**SHORT PROBLEM**
Would you retype all of these records exactly?

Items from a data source

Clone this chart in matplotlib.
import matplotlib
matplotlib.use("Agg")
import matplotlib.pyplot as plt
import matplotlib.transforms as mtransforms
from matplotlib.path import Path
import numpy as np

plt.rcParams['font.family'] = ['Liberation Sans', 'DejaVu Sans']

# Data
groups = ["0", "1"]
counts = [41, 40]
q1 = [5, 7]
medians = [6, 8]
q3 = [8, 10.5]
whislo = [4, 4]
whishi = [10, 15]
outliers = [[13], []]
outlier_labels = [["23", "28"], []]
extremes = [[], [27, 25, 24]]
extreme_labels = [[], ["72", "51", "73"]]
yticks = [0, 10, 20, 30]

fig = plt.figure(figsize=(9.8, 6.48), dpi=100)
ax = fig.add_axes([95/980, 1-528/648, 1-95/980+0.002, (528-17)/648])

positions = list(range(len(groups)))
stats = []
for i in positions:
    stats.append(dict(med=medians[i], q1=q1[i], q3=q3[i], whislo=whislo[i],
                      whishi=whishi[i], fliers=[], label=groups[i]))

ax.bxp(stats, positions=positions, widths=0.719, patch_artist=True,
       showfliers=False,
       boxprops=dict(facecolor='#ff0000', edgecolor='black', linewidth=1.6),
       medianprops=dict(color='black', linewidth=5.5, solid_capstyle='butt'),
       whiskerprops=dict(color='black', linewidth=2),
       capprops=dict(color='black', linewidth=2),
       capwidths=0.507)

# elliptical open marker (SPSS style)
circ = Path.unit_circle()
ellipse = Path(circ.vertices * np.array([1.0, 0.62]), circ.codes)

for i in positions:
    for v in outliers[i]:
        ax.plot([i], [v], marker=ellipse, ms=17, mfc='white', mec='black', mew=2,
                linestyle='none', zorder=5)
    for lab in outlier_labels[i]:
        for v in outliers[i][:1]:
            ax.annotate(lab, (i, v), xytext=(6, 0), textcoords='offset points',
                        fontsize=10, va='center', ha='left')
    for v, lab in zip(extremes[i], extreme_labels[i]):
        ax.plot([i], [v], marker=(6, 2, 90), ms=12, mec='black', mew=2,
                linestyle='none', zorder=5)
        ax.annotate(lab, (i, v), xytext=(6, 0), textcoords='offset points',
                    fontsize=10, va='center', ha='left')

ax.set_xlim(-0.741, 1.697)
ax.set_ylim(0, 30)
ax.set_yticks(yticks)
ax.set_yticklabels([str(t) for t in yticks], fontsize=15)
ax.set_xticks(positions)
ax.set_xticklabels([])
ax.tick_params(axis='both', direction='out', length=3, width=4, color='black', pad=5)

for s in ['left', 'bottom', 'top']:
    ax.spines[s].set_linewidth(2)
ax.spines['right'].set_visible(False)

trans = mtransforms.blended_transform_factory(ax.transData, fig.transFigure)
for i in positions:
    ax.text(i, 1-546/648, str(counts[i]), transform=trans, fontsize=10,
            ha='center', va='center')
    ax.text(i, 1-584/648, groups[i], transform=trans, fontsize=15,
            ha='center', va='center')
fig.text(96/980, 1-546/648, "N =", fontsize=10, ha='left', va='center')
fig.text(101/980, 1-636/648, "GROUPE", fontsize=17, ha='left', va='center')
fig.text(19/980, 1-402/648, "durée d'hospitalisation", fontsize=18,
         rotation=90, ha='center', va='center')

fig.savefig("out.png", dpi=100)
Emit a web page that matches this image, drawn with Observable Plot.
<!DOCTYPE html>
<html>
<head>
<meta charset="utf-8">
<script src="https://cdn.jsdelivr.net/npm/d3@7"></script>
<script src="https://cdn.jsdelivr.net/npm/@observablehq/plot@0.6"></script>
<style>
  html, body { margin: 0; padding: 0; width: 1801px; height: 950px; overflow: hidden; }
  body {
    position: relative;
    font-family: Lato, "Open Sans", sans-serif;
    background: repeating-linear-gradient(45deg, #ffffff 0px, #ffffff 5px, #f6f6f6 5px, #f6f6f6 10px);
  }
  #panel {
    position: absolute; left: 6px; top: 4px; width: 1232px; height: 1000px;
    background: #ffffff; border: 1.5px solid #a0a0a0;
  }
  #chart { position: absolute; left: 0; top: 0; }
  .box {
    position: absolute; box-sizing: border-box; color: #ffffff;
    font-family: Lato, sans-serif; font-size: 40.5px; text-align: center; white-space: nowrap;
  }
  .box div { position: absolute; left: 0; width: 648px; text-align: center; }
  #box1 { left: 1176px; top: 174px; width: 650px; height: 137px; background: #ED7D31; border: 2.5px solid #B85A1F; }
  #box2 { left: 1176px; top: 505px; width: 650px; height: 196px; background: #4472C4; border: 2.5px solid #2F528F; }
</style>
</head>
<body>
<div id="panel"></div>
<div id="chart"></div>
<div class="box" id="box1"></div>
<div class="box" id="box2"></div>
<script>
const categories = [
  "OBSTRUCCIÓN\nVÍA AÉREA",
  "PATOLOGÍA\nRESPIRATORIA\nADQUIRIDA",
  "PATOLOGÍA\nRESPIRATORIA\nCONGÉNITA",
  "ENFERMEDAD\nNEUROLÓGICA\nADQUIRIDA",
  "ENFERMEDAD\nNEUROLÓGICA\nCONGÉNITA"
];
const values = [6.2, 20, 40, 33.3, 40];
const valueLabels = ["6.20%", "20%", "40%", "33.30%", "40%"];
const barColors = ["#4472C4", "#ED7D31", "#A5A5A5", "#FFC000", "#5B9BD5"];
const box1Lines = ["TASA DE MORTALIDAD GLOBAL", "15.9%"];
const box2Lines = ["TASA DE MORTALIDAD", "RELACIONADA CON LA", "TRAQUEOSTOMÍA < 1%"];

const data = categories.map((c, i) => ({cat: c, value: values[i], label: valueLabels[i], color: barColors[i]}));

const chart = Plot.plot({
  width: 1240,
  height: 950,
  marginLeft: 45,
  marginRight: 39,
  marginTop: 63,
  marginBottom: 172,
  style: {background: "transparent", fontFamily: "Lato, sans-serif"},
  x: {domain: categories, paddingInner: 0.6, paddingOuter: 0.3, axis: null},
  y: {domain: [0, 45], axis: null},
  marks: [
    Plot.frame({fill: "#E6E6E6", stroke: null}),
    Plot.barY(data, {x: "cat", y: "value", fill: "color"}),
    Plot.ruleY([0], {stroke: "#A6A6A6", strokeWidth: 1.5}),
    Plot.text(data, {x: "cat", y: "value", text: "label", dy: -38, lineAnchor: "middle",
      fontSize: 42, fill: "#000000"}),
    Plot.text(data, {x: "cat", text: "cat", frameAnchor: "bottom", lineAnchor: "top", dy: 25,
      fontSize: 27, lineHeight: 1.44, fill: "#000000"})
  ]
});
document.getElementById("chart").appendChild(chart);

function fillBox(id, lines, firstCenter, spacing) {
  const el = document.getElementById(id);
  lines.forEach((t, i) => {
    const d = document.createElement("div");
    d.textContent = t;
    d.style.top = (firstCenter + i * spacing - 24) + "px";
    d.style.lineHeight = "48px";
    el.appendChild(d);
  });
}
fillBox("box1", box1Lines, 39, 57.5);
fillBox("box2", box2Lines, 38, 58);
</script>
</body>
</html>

**COMPLETE RESPONSE**
Clone this chart in matplotlib.
import matplotlib
matplotlib.use("Agg")
import matplotlib.pyplot as plt
import matplotlib.transforms as mtransforms
from matplotlib.path import Path
import numpy as np

plt.rcParams['font.family'] = ['Liberation Sans', 'DejaVu Sans']

# Data
groups = ["0", "1"]
counts = [41, 40]
q1 = [5, 7]
medians = [6, 8]
q3 = [8, 10.5]
whislo = [4, 4]
whishi = [10, 15]
outliers = [[13], []]
outlier_labels = [["23", "28"], []]
extremes = [[], [27, 25, 24]]
extreme_labels = [[], ["72", "51", "73"]]
yticks = [0, 10, 20, 30]

fig = plt.figure(figsize=(9.8, 6.48), dpi=100)
ax = fig.add_axes([95/980, 1-528/648, 1-95/980+0.002, (528-17)/648])

positions = list(range(len(groups)))
stats = []
for i in positions:
    stats.append(dict(med=medians[i], q1=q1[i], q3=q3[i], whislo=whislo[i],
                      whishi=whishi[i], fliers=[], label=groups[i]))

ax.bxp(stats, positions=positions, widths=0.719, patch_artist=True,
       showfliers=False,
       boxprops=dict(facecolor='#ff0000', edgecolor='black', linewidth=1.6),
       medianprops=dict(color='black', linewidth=5.5, solid_capstyle='butt'),
       whiskerprops=dict(color='black', linewidth=2),
       capprops=dict(color='black', linewidth=2),
       capwidths=0.507)

# elliptical open marker (SPSS style)
circ = Path.unit_circle()
ellipse = Path(circ.vertices * np.array([1.0, 0.62]), circ.codes)

for i in positions:
    for v in outliers[i]:
        ax.plot([i], [v], marker=ellipse, ms=17, mfc='white', mec='black', mew=2,
                linestyle='none', zorder=5)
    for lab in outlier_labels[i]:
        for v in outliers[i][:1]:
            ax.annotate(lab, (i, v), xytext=(6, 0), textcoords='offset points',
                        fontsize=10, va='center', ha='left')
    for v, lab in zip(extremes[i], extreme_labels[i]):
        ax.plot([i], [v], marker=(6, 2, 90), ms=12, mec='black', mew=2,
                linestyle='none', zorder=5)
        ax.annotate(lab, (i, v), xytext=(6, 0), textcoords='offset points',
                    fontsize=10, va='center', ha='left')

ax.set_xlim(-0.741, 1.697)
ax.set_ylim(0, 30)
ax.set_yticks(yticks)
ax.set_yticklabels([str(t) for t in yticks], fontsize=15)
ax.set_xticks(positions)
ax.set_xticklabels([])
ax.tick_params(axis='both', direction='out', length=3, width=4, color='black', pad=5)

for s in ['left', 'bottom', 'top']:
    ax.spines[s].set_linewidth(2)
ax.spines['right'].set_visible(False)

trans = mtransforms.blended_transform_factory(ax.transData, fig.transFigure)
for i in positions:
    ax.text(i, 1-546/648, str(counts[i]), transform=trans, fontsize=10,
            ha='center', va='center')
    ax.text(i, 1-584/648, groups[i], transform=trans, fontsize=15,
            ha='center', va='center')
fig.text(96/980, 1-546/648, "N =", fontsize=10, ha='left', va='center')
fig.text(101/980, 1-636/648, "GROUPE", fontsize=17, ha='left', va='center')
fig.text(19/980, 1-402/648, "durée d'hospitalisation", fontsize=18,
         rotation=90, ha='center', va='center')

fig.savefig("out.png", dpi=100)
Emit a web page that matches this image, drawn with Observable Plot.
<!DOCTYPE html>
<html>
<head>
<meta charset="utf-8">
<script src="https://cdn.jsdelivr.net/npm/d3@7"></script>
<script src="https://cdn.jsdelivr.net/npm/@observablehq/plot@0.6"></script>
<style>
  html, body { margin: 0; padding: 0; width: 1801px; height: 950px; overflow: hidden; }
  body {
    position: relative;
    font-family: Lato, "Open Sans", sans-serif;
    background: repeating-linear-gradient(45deg, #ffffff 0px, #ffffff 5px, #f6f6f6 5px, #f6f6f6 10px);
  }
  #panel {
    position: absolute; left: 6px; top: 4px; width: 1232px; height: 1000px;
    background: #ffffff; border: 1.5px solid #a0a0a0;
  }
  #chart { position: absolute; left: 0; top: 0; }
  .box {
    position: absolute; box-sizing: border-box; color: #ffffff;
    font-family: Lato, sans-serif; font-size: 40.5px; text-align: center; white-space: nowrap;
  }
  .box div { position: absolute; left: 0; width: 648px; text-align: center; }
  #box1 { left: 1176px; top: 174px; width: 650px; height: 137px; background: #ED7D31; border: 2.5px solid #B85A1F; }
  #box2 { left: 1176px; top: 505px; width: 650px; height: 196px; background: #4472C4; border: 2.5px solid #2F528F; }
</style>
</head>
<body>
<div id="panel"></div>
<div id="chart"></div>
<div class="box" id="box1"></div>
<div class="box" id="box2"></div>
<script>
const categories = [
  "OBSTRUCCIÓN\nVÍA AÉREA",
  "PATOLOGÍA\nRESPIRATORIA\nADQUIRIDA",
  "PATOLOGÍA\nRESPIRATORIA\nCONGÉNITA",
  "ENFERMEDAD\nNEUROLÓGICA\nADQUIRIDA",
  "ENFERMEDAD\nNEUROLÓGICA\nCONGÉNITA"
];
const values = [6.2, 20, 40, 33.3, 40];
const valueLabels = ["6.20%", "20%", "40%", "33.30%", "40%"];
const barColors = ["#4472C4", "#ED7D31", "#A5A5A5", "#FFC000", "#5B9BD5"];
const box1Lines = ["TASA DE MORTALIDAD GLOBAL", "15.9%"];
const box2Lines = ["TASA DE MORTALIDAD", "RELACIONADA CON LA", "TRAQUEOSTOMÍA < 1%"];

const data = categories.map((c, i) => ({cat: c, value: values[i], label: valueLabels[i], color: barColors[i]}));

const chart = Plot.plot({
  width: 1240,
  height: 950,
  marginLeft: 45,
  marginRight: 39,
  marginTop: 63,
  marginBottom: 172,
  style: {background: "transparent", fontFamily: "Lato, sans-serif"},
  x: {domain: categories, paddingInner: 0.6, paddingOuter: 0.3, axis: null},
  y: {domain: [0, 45], axis: null},
  marks: [
    Plot.frame({fill: "#E6E6E6", stroke: null}),
    Plot.barY(data, {x: "cat", y: "value", fill: "color"}),
    Plot.ruleY([0], {stroke: "#A6A6A6", strokeWidth: 1.5}),
    Plot.text(data, {x: "cat", y: "value", text: "label", dy: -38, lineAnchor: "middle",
      fontSize: 42, fill: "#000000"}),
    Plot.text(data, {x: "cat", text: "cat", frameAnchor: "bottom", lineAnchor: "top", dy: 25,
      fontSize: 27, lineHeight: 1.44, fill: "#000000"})
  ]
});
document.getElementById("chart").appendChild(chart);

function fillBox(id, lines, firstCenter, spacing) {
  const el = document.getElementById(id);
  lines.forEach((t, i) => {
    const d = document.createElement("div");
    d.textContent = t;
    d.style.top = (firstCenter + i * spacing - 24) + "px";
    d.style.lineHeight = "48px";
    el.appendChild(d);
  });
}
fillBox("box1", box1Lines, 39, 57.5);
fillBox("box2", box2Lines, 38, 58);
</script>
</body>
</html>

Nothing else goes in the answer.